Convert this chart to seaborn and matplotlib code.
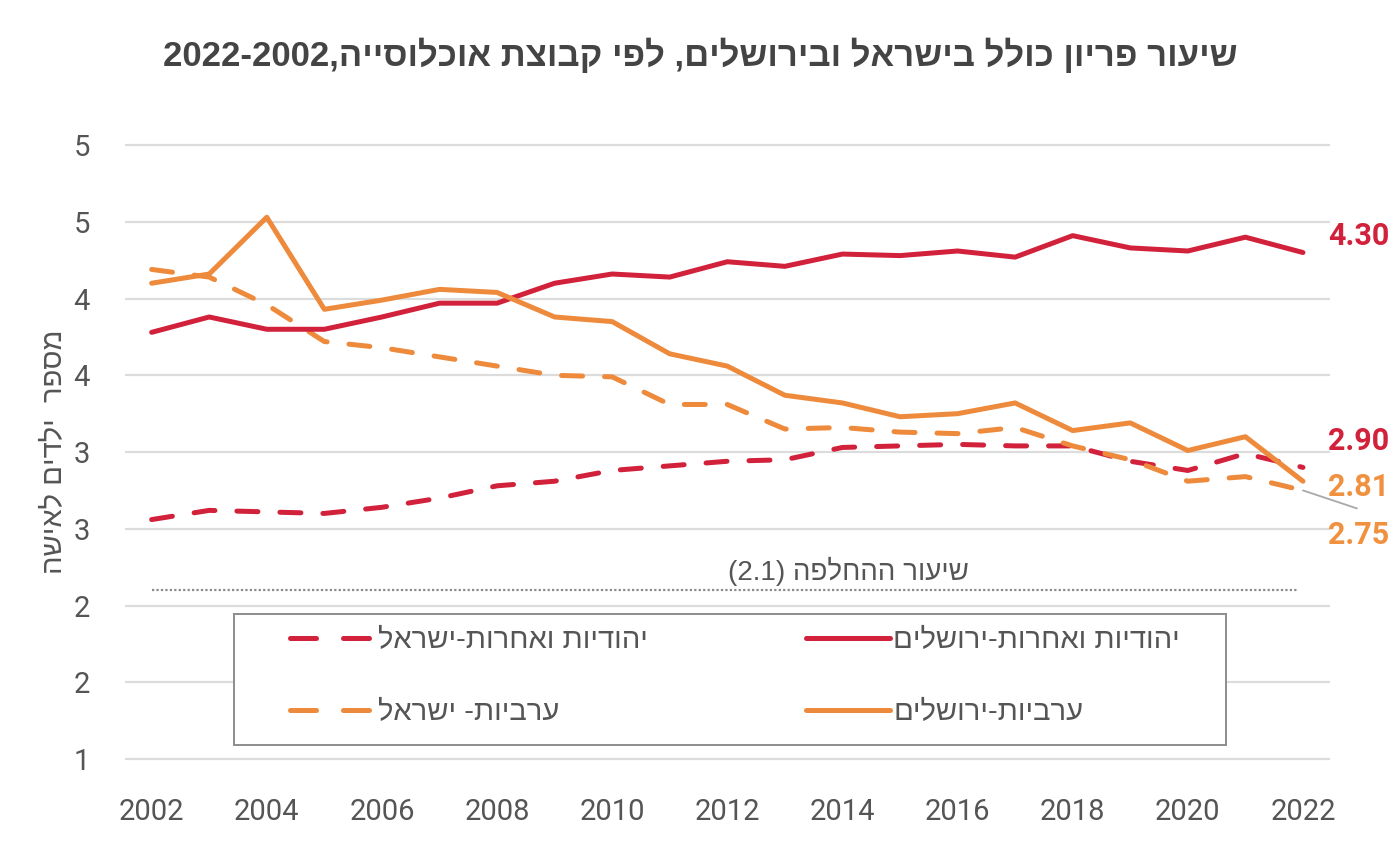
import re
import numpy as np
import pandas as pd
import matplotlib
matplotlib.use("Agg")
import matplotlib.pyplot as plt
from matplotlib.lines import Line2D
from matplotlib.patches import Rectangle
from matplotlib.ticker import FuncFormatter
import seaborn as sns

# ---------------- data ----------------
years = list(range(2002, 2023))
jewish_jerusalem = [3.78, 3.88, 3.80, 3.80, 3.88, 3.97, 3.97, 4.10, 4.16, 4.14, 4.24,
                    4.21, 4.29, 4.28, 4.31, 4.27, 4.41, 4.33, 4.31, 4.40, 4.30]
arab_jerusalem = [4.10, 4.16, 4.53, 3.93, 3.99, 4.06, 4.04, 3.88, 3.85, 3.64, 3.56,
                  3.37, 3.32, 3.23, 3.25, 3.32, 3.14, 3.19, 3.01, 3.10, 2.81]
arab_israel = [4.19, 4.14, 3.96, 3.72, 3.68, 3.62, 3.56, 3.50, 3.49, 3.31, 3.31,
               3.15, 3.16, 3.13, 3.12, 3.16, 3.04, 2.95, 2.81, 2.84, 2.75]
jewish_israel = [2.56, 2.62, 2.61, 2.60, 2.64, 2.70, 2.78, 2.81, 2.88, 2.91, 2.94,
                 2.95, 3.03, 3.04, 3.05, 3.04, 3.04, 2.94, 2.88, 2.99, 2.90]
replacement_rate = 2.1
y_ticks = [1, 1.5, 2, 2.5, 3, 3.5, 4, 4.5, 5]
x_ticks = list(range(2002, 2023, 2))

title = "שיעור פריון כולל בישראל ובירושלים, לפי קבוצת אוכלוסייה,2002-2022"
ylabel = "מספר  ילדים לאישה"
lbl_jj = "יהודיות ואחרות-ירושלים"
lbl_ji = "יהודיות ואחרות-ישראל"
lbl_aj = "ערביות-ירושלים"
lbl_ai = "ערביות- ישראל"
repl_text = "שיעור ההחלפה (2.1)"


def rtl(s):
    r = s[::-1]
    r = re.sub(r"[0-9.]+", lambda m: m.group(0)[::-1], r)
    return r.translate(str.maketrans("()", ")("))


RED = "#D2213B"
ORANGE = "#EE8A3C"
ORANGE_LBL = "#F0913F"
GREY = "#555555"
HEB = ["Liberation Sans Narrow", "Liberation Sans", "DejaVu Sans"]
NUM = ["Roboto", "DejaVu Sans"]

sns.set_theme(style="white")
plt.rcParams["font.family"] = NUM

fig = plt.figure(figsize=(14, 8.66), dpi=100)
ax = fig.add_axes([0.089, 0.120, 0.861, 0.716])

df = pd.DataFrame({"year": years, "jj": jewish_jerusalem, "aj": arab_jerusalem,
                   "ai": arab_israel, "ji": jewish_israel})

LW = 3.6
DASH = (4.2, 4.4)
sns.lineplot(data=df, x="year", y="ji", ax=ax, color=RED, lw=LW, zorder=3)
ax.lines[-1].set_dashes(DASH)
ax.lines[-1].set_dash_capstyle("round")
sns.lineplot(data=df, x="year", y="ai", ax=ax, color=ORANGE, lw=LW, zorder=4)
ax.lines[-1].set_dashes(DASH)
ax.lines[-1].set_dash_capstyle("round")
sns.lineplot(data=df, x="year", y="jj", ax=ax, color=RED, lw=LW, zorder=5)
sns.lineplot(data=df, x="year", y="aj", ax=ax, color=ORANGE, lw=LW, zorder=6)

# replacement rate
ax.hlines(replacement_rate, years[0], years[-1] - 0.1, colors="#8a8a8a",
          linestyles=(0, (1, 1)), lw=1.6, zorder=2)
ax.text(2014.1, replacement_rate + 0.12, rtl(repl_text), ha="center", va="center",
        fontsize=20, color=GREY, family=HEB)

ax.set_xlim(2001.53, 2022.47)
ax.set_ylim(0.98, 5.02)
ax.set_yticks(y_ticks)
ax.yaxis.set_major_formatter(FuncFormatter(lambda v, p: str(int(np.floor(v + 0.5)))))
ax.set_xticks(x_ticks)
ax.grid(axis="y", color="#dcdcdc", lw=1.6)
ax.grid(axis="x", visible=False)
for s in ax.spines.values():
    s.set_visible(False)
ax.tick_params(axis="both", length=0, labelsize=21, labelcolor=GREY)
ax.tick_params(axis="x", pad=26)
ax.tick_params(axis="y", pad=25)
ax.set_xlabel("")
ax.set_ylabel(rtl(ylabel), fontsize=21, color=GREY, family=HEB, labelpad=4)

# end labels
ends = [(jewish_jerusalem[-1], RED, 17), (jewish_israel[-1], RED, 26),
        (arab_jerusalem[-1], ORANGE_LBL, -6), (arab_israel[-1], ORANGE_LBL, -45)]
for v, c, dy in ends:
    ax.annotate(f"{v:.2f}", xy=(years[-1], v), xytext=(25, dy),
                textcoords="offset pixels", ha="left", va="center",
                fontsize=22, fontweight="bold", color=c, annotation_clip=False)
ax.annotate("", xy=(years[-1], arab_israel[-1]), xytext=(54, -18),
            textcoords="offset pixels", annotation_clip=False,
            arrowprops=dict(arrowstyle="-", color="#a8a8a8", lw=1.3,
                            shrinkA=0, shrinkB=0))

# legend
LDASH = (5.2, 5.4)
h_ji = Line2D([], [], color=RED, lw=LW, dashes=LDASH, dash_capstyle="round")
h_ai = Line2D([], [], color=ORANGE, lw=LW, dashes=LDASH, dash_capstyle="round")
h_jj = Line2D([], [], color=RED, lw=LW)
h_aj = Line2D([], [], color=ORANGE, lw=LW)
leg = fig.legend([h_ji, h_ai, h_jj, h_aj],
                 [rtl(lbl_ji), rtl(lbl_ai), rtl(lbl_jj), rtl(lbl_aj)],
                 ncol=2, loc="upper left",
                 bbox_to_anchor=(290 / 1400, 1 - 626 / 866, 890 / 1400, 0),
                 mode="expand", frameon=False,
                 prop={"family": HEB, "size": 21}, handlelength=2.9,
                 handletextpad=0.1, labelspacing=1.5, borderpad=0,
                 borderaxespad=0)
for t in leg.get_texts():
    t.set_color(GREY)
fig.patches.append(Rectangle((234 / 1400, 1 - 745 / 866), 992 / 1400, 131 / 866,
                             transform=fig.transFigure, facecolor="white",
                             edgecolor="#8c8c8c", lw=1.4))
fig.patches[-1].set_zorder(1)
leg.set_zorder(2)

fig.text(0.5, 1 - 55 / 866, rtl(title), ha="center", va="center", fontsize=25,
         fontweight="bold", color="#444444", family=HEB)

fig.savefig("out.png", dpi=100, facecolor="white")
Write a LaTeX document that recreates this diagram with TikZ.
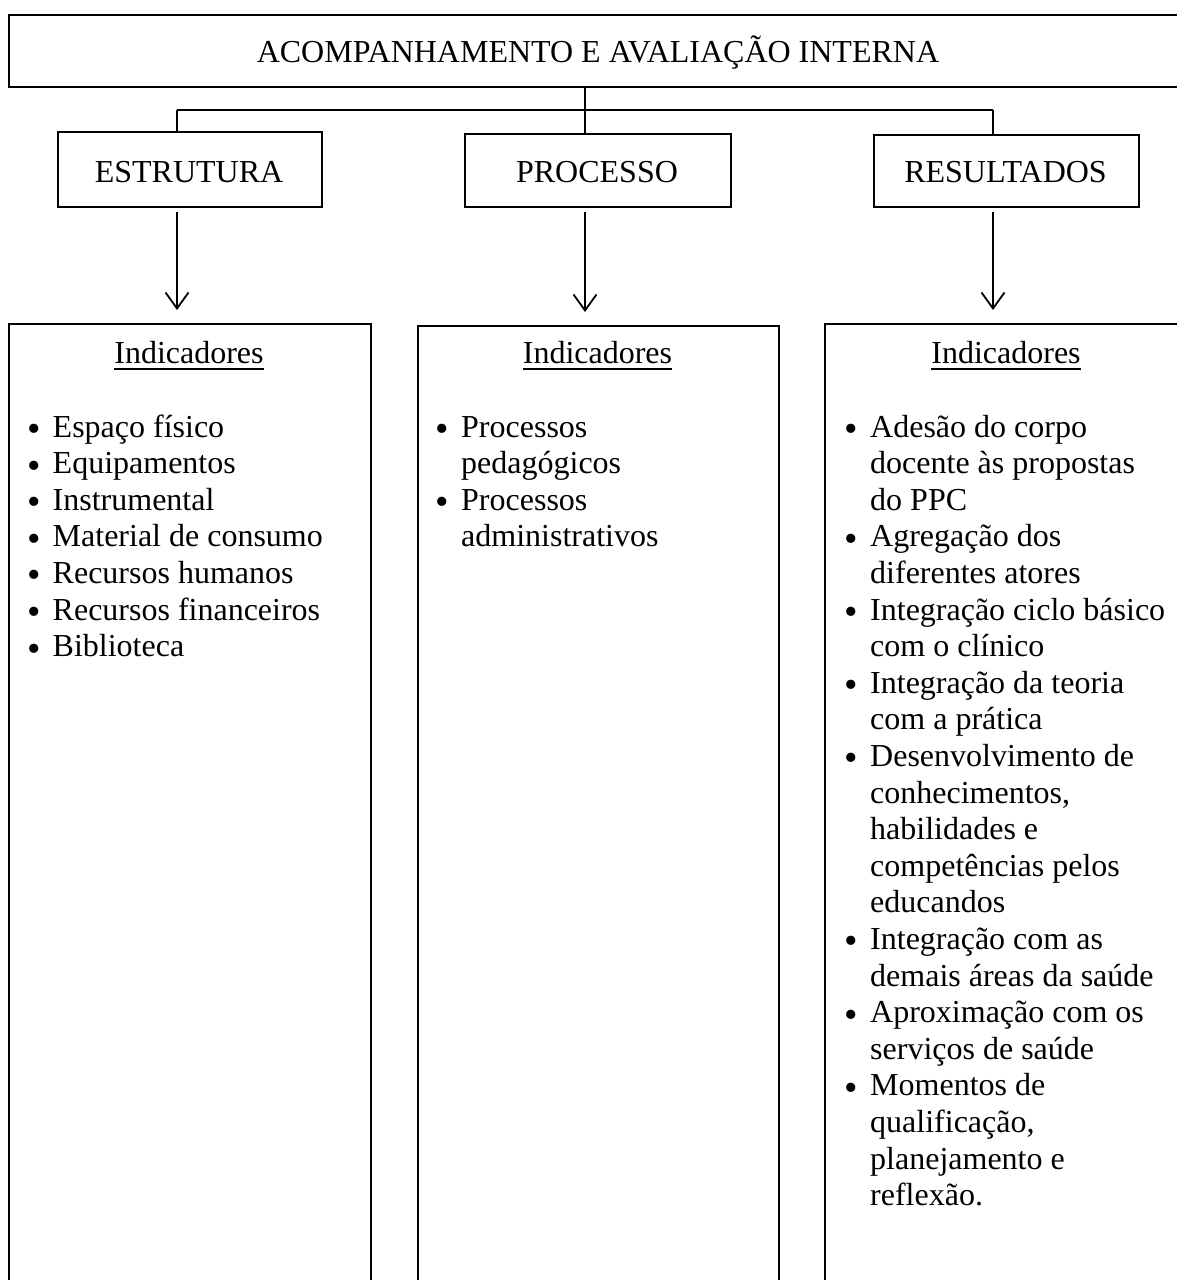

--*--

Please quote exactly the run of lines that starts the entries and ends at the line containing "import seaborn as sns", leaving out every picture.

Convert this chart to seaborn and matplotlib code.
import re
import numpy as np
import pandas as pd
import matplotlib
matplotlib.use("Agg")
import matplotlib.pyplot as plt
from matplotlib.lines import Line2D
from matplotlib.patches import Rectangle
from matplotlib.ticker import FuncFormatter
import seaborn as sns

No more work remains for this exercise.